Not many changes is generally a good thing - Window Tiling and password manager are small changes, but they both sound very useful - in the past, the majority of MacOS updates were not useful - it was more the annoyance of breaking many apps, and having to re-install many dev tools, for some small visual benefits.
Also in the past, there was LaunchPad - completely useless - and other things nobody ever asked for - I am glad Apple is doing away with these things.
As a user, I need an OS that works, not a "look, we changed everything" mentality. We're trying to get work done with our Mac.
Holding out on this one for a few months since I am pretty sure it will break many dev tools I use.
I work in audio so OSX upgrades aren't a good thing. Seems it takes months and months for audio applications to say they are compatible so it's become the normal to wait and upgrade right before the next new OSX. If not for security updates I might not upgrade at all. Before I retired my Macs I used for work were usually on OSX versions years old, as they say... if it ain't broke don't fix it.
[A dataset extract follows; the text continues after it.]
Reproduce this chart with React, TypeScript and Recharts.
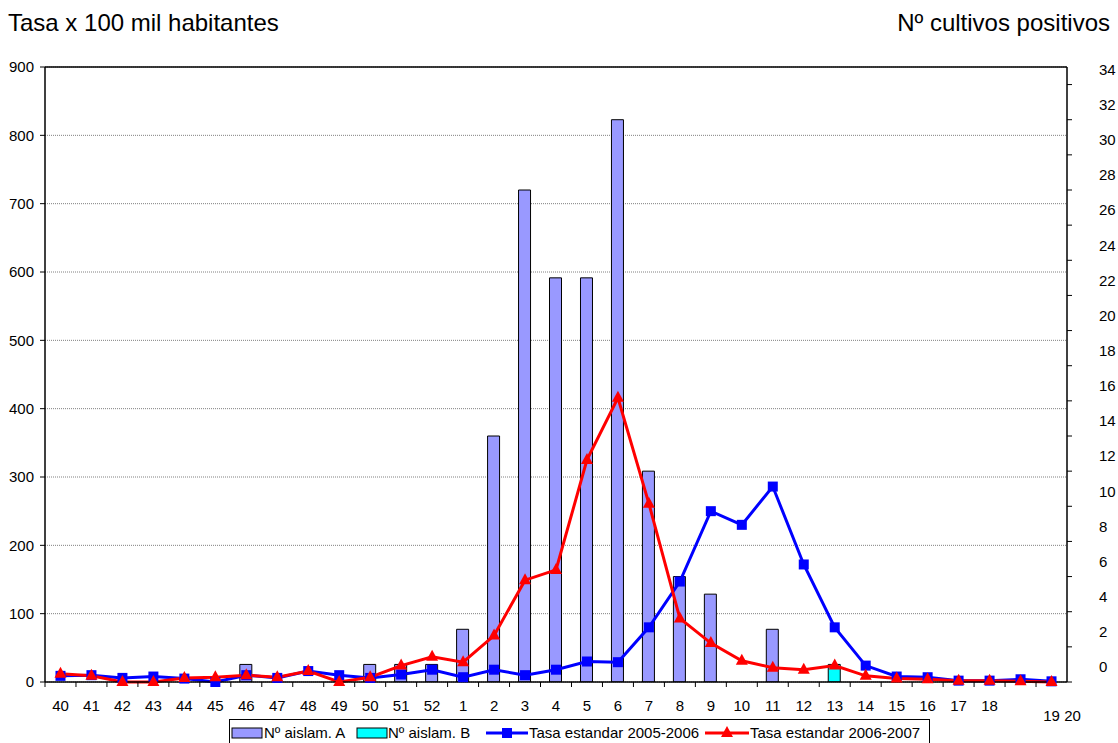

Apple adding all this AI is something I view as a negative so I might be sticking on Sonoma for a long time. To me AI is more crap chewing up CPU cycles that I don't use. I come from many years of working as a SysAdmin in Windows and Unix world and used to doing lean and mean setups of computers dedicated to specific tasks. One of the things I like about Unix is more the Unix install have an option for a bare bones install so extra unwanted stuff is installed. Windows didn't offer a barebone install, but the for companies I worked for they modified the Windows installer to create bare bones installs for servers. I really wish Apple would offer a bare bones install option, so those building Macs for audio, video, or other specific use could do a lightweight install.
Back to main topic it will be interesting to see where OS X is at this time next year when some of the AI has rolled out.